By @magicalhippo - 1 day
I've mentioned it before, but this book is amazing in the way it covers both the theory in detail, as well as the implementation.

There's often a lot of details that matter when implementing something efficiently and well which the theory either hides or is a result of our hardware limitations like floating point numbers.

Almost all other programming books I've read cover either the theory in detail and gloss over the implementation details, or goes into a lot of implementation stuff but only cover the easy parts and doesn't give you a good indication of how to deal with the advanced stuff.

So, any other books out there that you've read that is like PBR?

By @keyle - about 22 hours
off topic: I live in this strange world where I can read the code and understand what it does, regardless of the language(!)

but the algorithm for the theory looks approximately like this to me

    (ijfio) $@ * foiew(qwdrg) awep2-2lahl [1]
Is there a good book that goes FROM programmer TO math-wizardry that you would recommend, without falling into the textbooks? Ideally I'd like to be able to read them and turn them into pseudocode, or I can't follow.

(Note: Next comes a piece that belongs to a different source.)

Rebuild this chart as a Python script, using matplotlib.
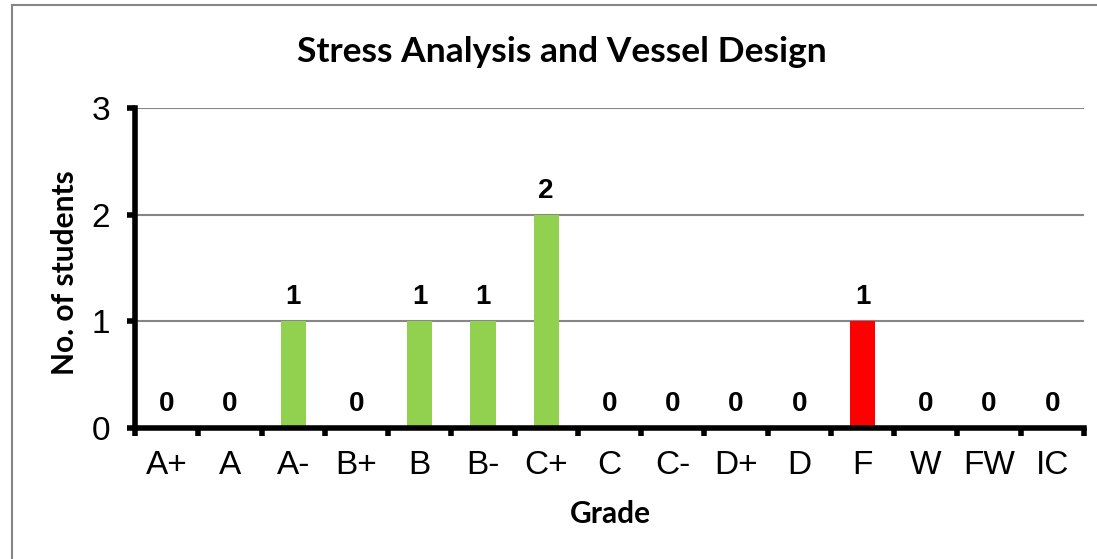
import matplotlib
matplotlib.use("Agg")
import matplotlib.pyplot as plt
from matplotlib.patches import Rectangle
import numpy as np

grades = ["A+", "A", "A-", "B+", "B", "B-", "C+", "C", "C-", "D+", "D", "F", "W", "FW", "IC"]
counts = [0, 0, 1, 0, 1, 1, 2, 0, 0, 0, 0, 1, 0, 0, 0]
colors = ["#92D050"] * 11 + ["#FF0000"] + ["#92D050"] * 3
title = "Stress Analysis and Vessel Design"

W, H = 1097, 559
fig = plt.figure(figsize=(W / 100, H / 100), dpi=100)
fig.patches.append(Rectangle((12 / W, -0.1), 1.2, 1 - 5 / H + 0.1, transform=fig.transFigure,
                             fill=False, edgecolor="#868686", linewidth=1.5))

ax = fig.add_axes([135 / W, 1 - 428 / H, (1084 - 135) / W, (428 - 108) / H])
x = np.arange(len(grades))
ax.bar(x, counts, width=0.4, color=colors, zorder=3)
ax.set_xlim(-0.5, len(grades) - 0.5)
ax.set_ylim(0, 3)
ax.set_yticks([0, 1, 2, 3])
ax.yaxis.grid(True, color="#868686", linewidth=1.5, zorder=0)
ax.set_axisbelow(True)

for s in ["top", "right"]:
    ax.spines[s].set_visible(False)
for s in ["left", "bottom"]:
    ax.spines[s].set_linewidth(4)
    ax.spines[s].set_zorder(4)

ax.set_xticks(x)
ax.set_xticklabels(grades, fontfamily="Liberation Sans", fontsize=24)
ax.tick_params(axis="x", which="major", length=0, pad=15.5)
ax.set_xticks(np.arange(-0.5, len(grades)), minor=True)
ax.tick_params(axis="x", which="minor", length=6, width=4, direction="out")
ax.tick_params(axis="y", length=6, width=4, direction="out", pad=12)
for lab in ax.get_yticklabels():
    lab.set_fontfamily("Liberation Sans")
    lab.set_fontsize(24)

for xi, c in zip(x, counts):
    ax.annotate(str(c), (xi, c), xytext=(0, 8), textcoords="offset points",
                ha="center", va="bottom", fontsize=20, fontweight="bold",
                fontfamily="Liberation Sans")

fig.text(562 / W, 1 - 52 / H, title, ha="center", va="center",
         fontsize=25.5, fontweight="bold", fontfamily="Lato")
fig.text(65 / W, 1 - 273 / H, "No. of students", ha="center", va="center", rotation=90,
         fontsize=21.5, fontweight="bold", fontfamily="Lato")
fig.text(610 / W, 1 - 514 / H, "Grade", ha="center", va="center",
         fontsize=21.5, fontweight="bold", fontfamily="Lato")

fig.savefig("out.png", dpi=100)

[1]: e.g. https://pbr-book.org/4ed/Introduction/Photorealistic_Renderi...

By @phkahler - 1 day
Is there a standard OpenGL (ES3) shader I can drop in a GPLed application that uses a decent (is there a standard?) BRDF similar to Schlick with red,green,blue, and roughness?

I've wanted to add this capability to Solvespace for a while. I did my own implementation with the Fresnel term and it looked OK, but I want something "standard" and correct.

By @amelius - 1 day
Why don't they link to the physical book?